Monday, January 14, 2008

10,000 or 100,000?

Estimating crowd sizes is a thorny endeavor, particularly in a country where they like to play fast and loose with numbers.

In our report on yesterday's rally, we pegged the number of protesters at "more than 10,000."

I stand by that estimate (I think 15,000 demonstrators was the maximum), arrived at through loose heuristics like average crowd density figures and calculating the area of Freedom Square. But there was considerable debate in our office about the turnout, and some readers have called to ask about or challenge the number.

Opposition leaders claimed 100,000, and rumors circulated that a satellite imaging company added up more than twice that. International media, meanwhile, tended to report the only quotable estimates they had -- local police, the usual source for turnout estimates, had nothing to say, meaning the opposition's rhetorical figures are all that get into print.

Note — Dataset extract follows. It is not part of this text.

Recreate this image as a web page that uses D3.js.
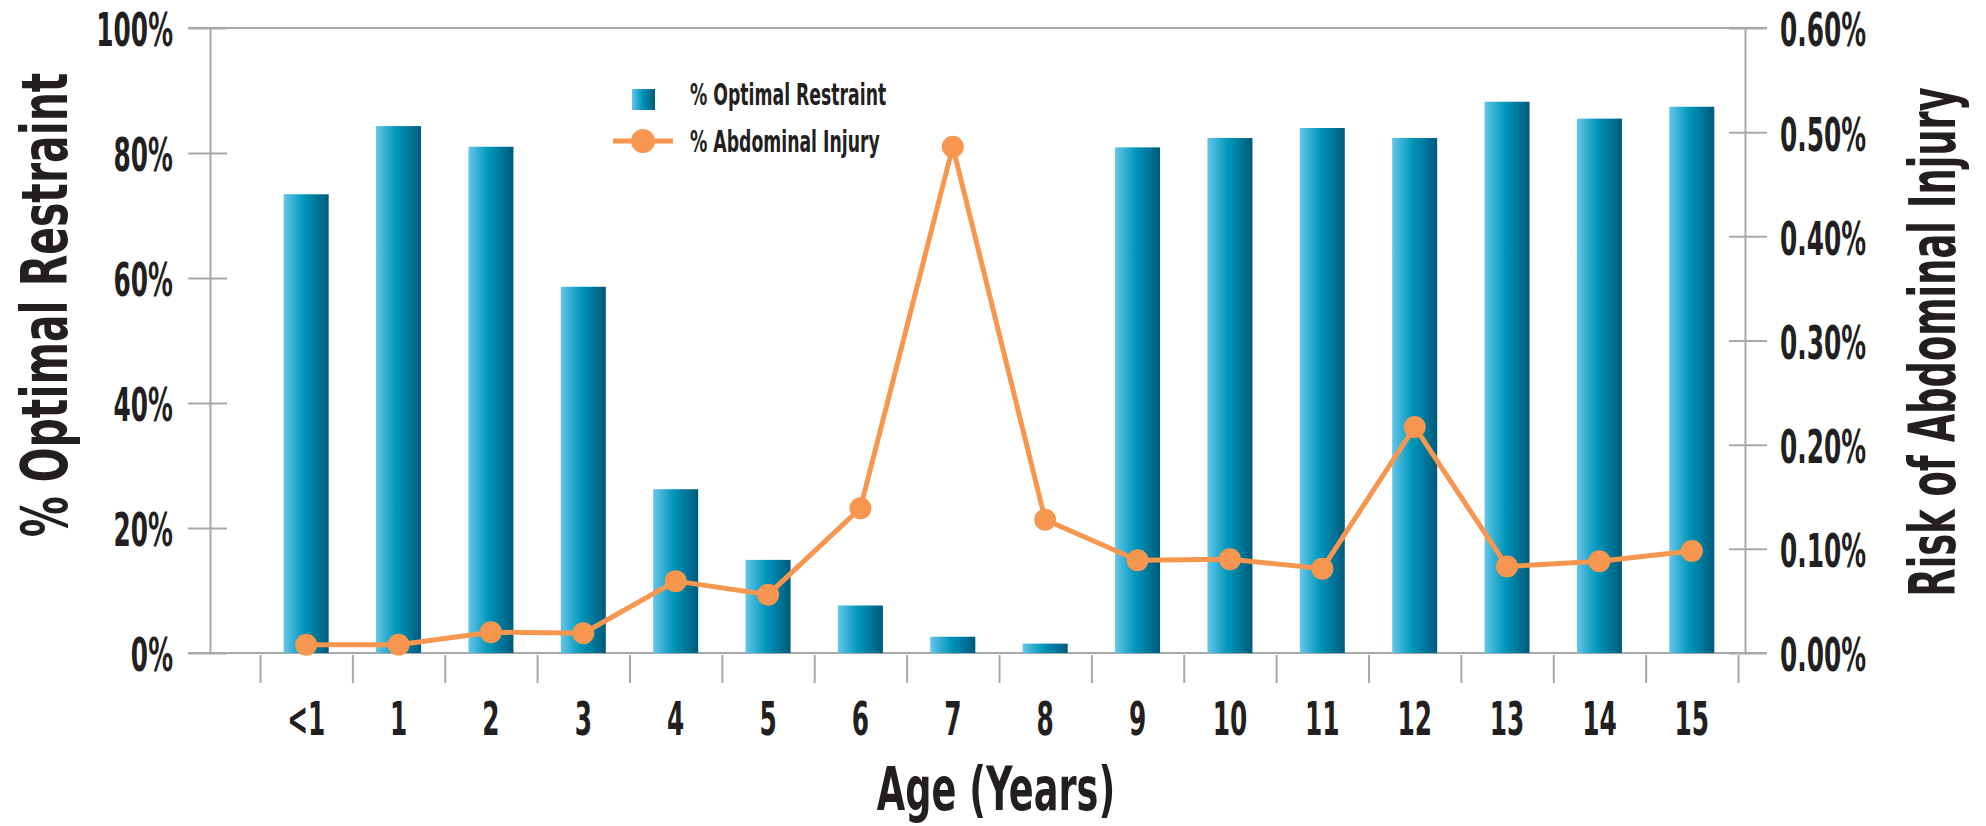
<!DOCTYPE html>
<html>
<head>
<meta charset="utf-8">
<script src="https://cdn.jsdelivr.net/npm/d3@7"></script>
<style>
  body { margin: 0; background: #fff; }
  svg text { font-family: 'DejaVu Sans Condensed', 'Liberation Sans Narrow', sans-serif; font-weight: bold; fill: #231f20; }
</style>
</head>
<body>
<svg id="chart" width="1986" height="826"></svg>
<script>
/* global d3 */
// data
const ages = ['<1', '1', '2', '3', '4', '5', '6', '7', '8', '9', '10', '11', '12', '13', '14', '15']
const optimalRestraint = [73.4, 84.3, 81.0, 58.6, 26.2, 14.9, 7.6, 2.6, 1.5, 80.9, 82.4, 84.0, 82.4, 88.2, 85.5, 87.4]
const abdominalInjury = [0.008, 0.008, 0.020, 0.019, 0.069, 0.056, 0.139, 0.486, 0.128, 0.089, 0.090, 0.081, 0.217, 0.083, 0.088, 0.098]
const leftTicks = [0, 20, 40, 60, 80, 100]
const rightTicks = [0, 0.1, 0.2, 0.3, 0.4, 0.5, 0.6]

const svg = d3.select('#chart')
const plot = { left: 210, right: 1745, top: 28, bottom: 653 }
const gridColor = '#a8a8a8'
const orange = '#f7964f'
const tickSx = 0.6 // squeeze for a condensed look

const x = d3.scaleBand().domain(ages).range([260, 1738])
const xEdge = d3.scaleLinear().domain([0, ages.length]).range(x.range())
const yL = d3.scaleLinear().domain([0, 100]).range([plot.bottom, plot.top])
const yR = d3.scaleLinear().domain([0, 0.6]).range([plot.bottom, plot.top])
const cx = (d) => x(d) + x.bandwidth() / 2

// bar gradient
const grad = svg.append('defs').append('linearGradient')
    .attr('id', 'barGrad')
    .attr('x1', 0).attr('x2', 1).attr('y1', 0).attr('y2', 0)
grad.append('stop').attr('offset', '0%').attr('stop-color', '#64c6e9')
grad.append('stop').attr('offset', '45%').attr('stop-color', '#0096bb')
grad.append('stop').attr('offset', '100%').attr('stop-color', '#005a7b')

// frame top / bottom
svg.selectAll('line.frame')
    .data([plot.top, plot.bottom])
    .enter()
    .append('line')
    .attr('class', 'frame')
    .attr('x1', 188).attr('x2', 1767)
    .attr('y1', (d) => d).attr('y2', (d) => d)
    .attr('stroke', gridColor)
    .attr('stroke-width', 2)

// left axis
const gL = svg.append('g')
    .attr('transform', 'translate(' + plot.left + ',0)')
    .call(d3.axisLeft(yL).tickValues(leftTicks).tickSize(22).tickSizeOuter(0).tickFormat((d) => d + '%'))
gL.select('.domain').attr('stroke', gridColor).attr('stroke-width', 2)
gL.selectAll('.tick line').attr('x1', 17).attr('stroke', gridColor).attr('stroke-width', 2)
gL.selectAll('.tick text')
    .attr('x', -37 / tickSx)
    .attr('dy', '0.39em')
    .attr('transform', 'scale(' + tickSx + ',1)')
    .style('font-size', '46px')
    .attr('fill', '#231f20')

// right axis
const gR = svg.append('g')
    .attr('transform', 'translate(' + plot.right + ',0)')
    .call(d3.axisRight(yR).tickValues(rightTicks).tickSize(22).tickSizeOuter(0).tickFormat((d) => d.toFixed(2) + '%'))
gR.select('.domain').attr('stroke', gridColor).attr('stroke-width', 2)
gR.selectAll('.tick line').attr('x1', -16).attr('stroke', gridColor).attr('stroke-width', 2)
gR.selectAll('.tick text')
    .attr('x', 35 / tickSx)
    .attr('dy', '0.39em')
    .attr('transform', 'scale(' + tickSx + ',1)')
    .style('font-size', '46px')
    .attr('fill', '#231f20')

// bottom category separators
const gB = svg.append('g')
    .attr('transform', 'translate(0,' + plot.bottom + ')')
    .call(d3.axisBottom(xEdge).tickValues(d3.range(ages.length + 1)).tickSize(30).tickSizeOuter(0).tickFormat(''))
gB.select('.domain').remove()
gB.selectAll('.tick line').attr('y1', 2).attr('stroke', gridColor).attr('stroke-width', 2)

// category labels
svg.selectAll('text.age')
    .data(ages)
    .enter()
    .append('text')
    .attr('class', 'age')
    .attr('transform', (d) => 'translate(' + cx(d) + ',735) scale(' + tickSx + ',1)')
    .attr('text-anchor', 'middle')
    .style('font-size', '46px')
    .text((d) => d)

// bars
svg.selectAll('rect.bar')
    .data(ages)
    .enter()
    .append('rect')
    .attr('class', 'bar')
    .attr('x', (d) => cx(d) - 22.5)
    .attr('width', 45)
    .attr('y', (d, i) => yL(optimalRestraint[i]))
    .attr('height', (d, i) => plot.bottom - yL(optimalRestraint[i]))
    .attr('fill', 'url(#barGrad)')

// injury line
const line = d3.line()
    .x((d) => cx(d))
    .y((d, i) => yR(abdominalInjury[i]))
svg.append('path')
    .datum(ages)
    .attr('d', line)
    .attr('fill', 'none')
    .attr('stroke', orange)
    .attr('stroke-width', 5)
    .attr('stroke-linejoin', 'round')
svg.selectAll('circle.dot')
    .data(ages)
    .enter()
    .append('circle')
    .attr('class', 'dot')
    .attr('cx', (d) => cx(d))
    .attr('cy', (d, i) => yR(abdominalInjury[i]))
    .attr('r', 11)
    .attr('fill', orange)

// legend
const legend = svg.append('g')
legend.append('rect')
    .attr('x', 632).attr('y', 89)
    .attr('width', 23).attr('height', 21)
    .attr('fill', 'url(#barGrad)')
legend.append('line')
    .attr('x1', 613).attr('x2', 673)
    .attr('y1', 141).attr('y2', 141)
    .attr('stroke', orange).attr('stroke-width', 5)
legend.append('circle')
    .attr('cx', 643).attr('cy', 141).attr('r', 12)
    .attr('fill', orange)
legend.selectAll('text')
    .data(['% Optimal Restraint', '% Abdominal Injury'])
    .enter()
    .append('text')
    .attr('transform', (d, i) => 'translate(690,' + (105 + i * 47) + ') scale(0.64,1)')
    .style('font-size', '30px')
    .text((d) => d)

// axis titles
svg.append('text')
    .attr('transform', 'translate(67,305) rotate(-90) scale(0.71,1)')
    .attr('text-anchor', 'middle')
    .style('font-size', '64px')
    .text('% Optimal Restraint')
svg.append('text')
    .attr('transform', 'translate(1955,342) rotate(-90) scale(0.64,1)')
    .attr('text-anchor', 'middle')
    .style('font-size', '64px')
    .text('Risk of Abdominal Injury')
svg.append('text')
    .attr('transform', 'translate(996,810) scale(0.68,1)')
    .attr('text-anchor', 'middle')
    .style('font-size', '60px')
    .text('Age (Years)')
</script>
</body>
</html>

There aren't really any reliable methods available to us, besides eyeballing it and doing some rough calculations. But as one now-departed wag put it, the November demonstrations have suddenly turned us all into experts on estimating crowd size.

So how many people do you think were at the January 13 protest?

5 Comments:

At January 14, 2008 at 5:51 PM , Anonymous Anonymous said...

According to Dutch media 80.000, but the Dutch media also believes Badri is the most important opposition candidate with the highest number of votes after Saakasvilli.

 
At January 14, 2008 at 9:27 PM , Anonymous Anonymous said...

there may have been more than 10,000 but 100,000 is far too many. any time an estimate is released by the group protesting you know that it will be way to high

 
At January 15, 2008 at 3:26 PM , Anonymous Anonymous said...

I believe it was around 150,000 ...

 
At January 16, 2008 at 3:59 PM , Anonymous jibs said...

There must be a way to count those numbers. satelite? Maybe.

How many people were there in November 2003? Those were estimates too?

What is upsetting is when the authorities dismiss those numbers as irrelevant or demean them to a "few thousands". Then they argue that a few thousands can't go against the "will of people".

Also, it was unually freezing and many couldn't go out in the streets, or travel from the regions.

It is the authorities that got themselves in this mess -- if there were courts that could be trusted, than all the allegations could be investigated. But no, it appears the "reforms" have plummeted the social confidence level towards courts to 15%!

Why are not the cameras in the polling stations examined? When a protocol says 2,000 people came to vote and that puts a person at every 12 seconds, the video cameras could help.

What does this have to do with "youth" or "fragility" of the Georgian democracy? Those violations look very intended to me. Why are these claims not investiagted?

The elections were to dispell all the doubt about Saakashvili's legitimacy. Therefore, they had to be flawless. That OSCE dubbed them "broadly democratic" means nothing unless it is compared to Kenya. Would someone say in Estonia, tolarate such violations? No they would not.

 
At January 17, 2008 at 9:45 PM , Anonymous Anonymous said...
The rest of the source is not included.